EXERCISE: Every line must be returned precisely as it is written.

RECORDED INFORMATION:

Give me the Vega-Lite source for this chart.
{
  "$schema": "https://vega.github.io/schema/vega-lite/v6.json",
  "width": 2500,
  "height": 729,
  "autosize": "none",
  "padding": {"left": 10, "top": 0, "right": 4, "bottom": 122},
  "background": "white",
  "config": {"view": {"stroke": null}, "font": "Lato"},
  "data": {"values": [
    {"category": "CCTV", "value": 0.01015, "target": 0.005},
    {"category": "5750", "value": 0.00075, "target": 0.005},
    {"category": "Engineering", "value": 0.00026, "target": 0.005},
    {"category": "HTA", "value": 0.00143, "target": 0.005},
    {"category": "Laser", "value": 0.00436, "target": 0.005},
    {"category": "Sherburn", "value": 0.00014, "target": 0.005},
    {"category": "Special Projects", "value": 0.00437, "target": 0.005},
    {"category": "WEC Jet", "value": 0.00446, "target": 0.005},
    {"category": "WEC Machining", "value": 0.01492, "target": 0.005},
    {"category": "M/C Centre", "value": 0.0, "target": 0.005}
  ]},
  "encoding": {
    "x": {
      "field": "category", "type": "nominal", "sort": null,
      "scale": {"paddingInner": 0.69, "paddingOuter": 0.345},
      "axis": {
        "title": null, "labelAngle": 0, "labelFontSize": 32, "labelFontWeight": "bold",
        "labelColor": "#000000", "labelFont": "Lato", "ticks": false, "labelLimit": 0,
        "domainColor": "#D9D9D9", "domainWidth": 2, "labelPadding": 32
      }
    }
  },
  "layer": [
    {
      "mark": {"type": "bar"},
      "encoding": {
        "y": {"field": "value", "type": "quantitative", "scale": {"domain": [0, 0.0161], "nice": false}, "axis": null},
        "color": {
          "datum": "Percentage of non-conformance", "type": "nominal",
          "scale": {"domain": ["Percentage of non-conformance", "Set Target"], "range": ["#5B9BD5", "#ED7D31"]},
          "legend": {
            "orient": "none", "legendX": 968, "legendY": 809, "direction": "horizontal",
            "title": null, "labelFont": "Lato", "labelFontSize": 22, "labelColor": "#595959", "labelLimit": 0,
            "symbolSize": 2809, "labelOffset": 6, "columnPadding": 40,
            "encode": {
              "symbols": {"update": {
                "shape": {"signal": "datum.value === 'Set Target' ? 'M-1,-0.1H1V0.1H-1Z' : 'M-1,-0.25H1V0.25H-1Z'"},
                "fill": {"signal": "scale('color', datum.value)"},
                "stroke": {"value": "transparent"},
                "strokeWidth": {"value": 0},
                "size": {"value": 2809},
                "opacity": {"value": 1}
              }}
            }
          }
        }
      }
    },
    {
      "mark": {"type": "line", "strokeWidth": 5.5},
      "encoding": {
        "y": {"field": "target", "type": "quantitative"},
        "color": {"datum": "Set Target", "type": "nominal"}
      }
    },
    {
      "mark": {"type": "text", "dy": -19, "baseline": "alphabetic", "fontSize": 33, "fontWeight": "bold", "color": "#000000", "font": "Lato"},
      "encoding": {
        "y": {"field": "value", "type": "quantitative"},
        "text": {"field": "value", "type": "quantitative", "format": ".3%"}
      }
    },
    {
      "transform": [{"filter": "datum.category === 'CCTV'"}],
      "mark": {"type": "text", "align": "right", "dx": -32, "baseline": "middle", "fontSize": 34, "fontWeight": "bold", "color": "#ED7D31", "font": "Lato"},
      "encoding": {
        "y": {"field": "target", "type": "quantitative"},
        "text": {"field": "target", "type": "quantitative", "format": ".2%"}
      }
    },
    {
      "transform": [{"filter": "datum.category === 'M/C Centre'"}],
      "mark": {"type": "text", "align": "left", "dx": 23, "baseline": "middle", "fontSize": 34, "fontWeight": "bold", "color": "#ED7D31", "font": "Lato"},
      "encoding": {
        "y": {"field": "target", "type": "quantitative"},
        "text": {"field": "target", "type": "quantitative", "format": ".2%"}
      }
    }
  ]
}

SOLUTION BELOW:
Give me the Vega-Lite source for this chart.
{
  "$schema": "https://vega.github.io/schema/vega-lite/v6.json",
  "width": 2500,
  "height": 729,
  "autosize": "none",
  "padding": {"left": 10, "top": 0, "right": 4, "bottom": 122},
  "background": "white",
  "config": {"view": {"stroke": null}, "font": "Lato"},
  "data": {"values": [
    {"category": "CCTV", "value": 0.01015, "target": 0.005},
    {"category": "5750", "value": 0.00075, "target": 0.005},
    {"category": "Engineering", "value": 0.00026, "target": 0.005},
    {"category": "HTA", "value": 0.00143, "target": 0.005},
    {"category": "Laser", "value": 0.00436, "target": 0.005},
    {"category": "Sherburn", "value": 0.00014, "target": 0.005},
    {"category": "Special Projects", "value": 0.00437, "target": 0.005},
    {"category": "WEC Jet", "value": 0.00446, "target": 0.005},
    {"category": "WEC Machining", "value": 0.01492, "target": 0.005},
    {"category": "M/C Centre", "value": 0.0, "target": 0.005}
  ]},
  "encoding": {
    "x": {
      "field": "category", "type": "nominal", "sort": null,
      "scale": {"paddingInner": 0.69, "paddingOuter": 0.345},
      "axis": {
        "title": null, "labelAngle": 0, "labelFontSize": 32, "labelFontWeight": "bold",
        "labelColor": "#000000", "labelFont": "Lato", "ticks": false, "labelLimit": 0,
        "domainColor": "#D9D9D9", "domainWidth": 2, "labelPadding": 32
      }
    }
  },
  "layer": [
    {
      "mark": {"type": "bar"},
      "encoding": {
        "y": {"field": "value", "type": "quantitative", "scale": {"domain": [0, 0.0161], "nice": false}, "axis": null},
        "color": {
          "datum": "Percentage of non-conformance", "type": "nominal",
          "scale": {"domain": ["Percentage of non-conformance", "Set Target"], "range": ["#5B9BD5", "#ED7D31"]},
          "legend": {
            "orient": "none", "legendX": 968, "legendY": 809, "direction": "horizontal",
            "title": null, "labelFont": "Lato", "labelFontSize": 22, "labelColor": "#595959", "labelLimit": 0,
            "symbolSize": 2809, "labelOffset": 6, "columnPadding": 40,
            "encode": {
              "symbols": {"update": {
                "shape": {"signal": "datum.value === 'Set Target' ? 'M-1,-0.1H1V0.1H-1Z' : 'M-1,-0.25H1V0.25H-1Z'"},
                "fill": {"signal": "scale('color', datum.value)"},
                "stroke": {"value": "transparent"},
                "strokeWidth": {"value": 0},
                "size": {"value": 2809},
                "opacity": {"value": 1}
              }}
            }
          }
        }
      }
    },
    {
      "mark": {"type": "line", "strokeWidth": 5.5},
      "encoding": {
        "y": {"field": "target", "type": "quantitative"},
        "color": {"datum": "Set Target", "type": "nominal"}
      }
    },
    {
      "mark": {"type": "text", "dy": -19, "baseline": "alphabetic", "fontSize": 33, "fontWeight": "bold", "color": "#000000", "font": "Lato"},
      "encoding": {
        "y": {"field": "value", "type": "quantitative"},
        "text": {"field": "value", "type": "quantitative", "format": ".3%"}
      }
    },
    {
      "transform": [{"filter": "datum.category === 'CCTV'"}],
      "mark": {"type": "text", "align": "right", "dx": -32, "baseline": "middle", "fontSize": 34, "fontWeight": "bold", "color": "#ED7D31", "font": "Lato"},
      "encoding": {
        "y": {"field": "target", "type": "quantitative"},
        "text": {"field": "target", "type": "quantitative", "format": ".2%"}
      }
    },
    {
      "transform": [{"filter": "datum.category === 'M/C Centre'"}],
      "mark": {"type": "text", "align": "left", "dx": 23, "baseline": "middle", "fontSize": 34, "fontWeight": "bold", "color": "#ED7D31", "font": "Lato"},
      "encoding": {
        "y": {"field": "target", "type": "quantitative"},
        "text": {"field": "target", "type": "quantitative", "format": ".2%"}
      }
    }
  ]
}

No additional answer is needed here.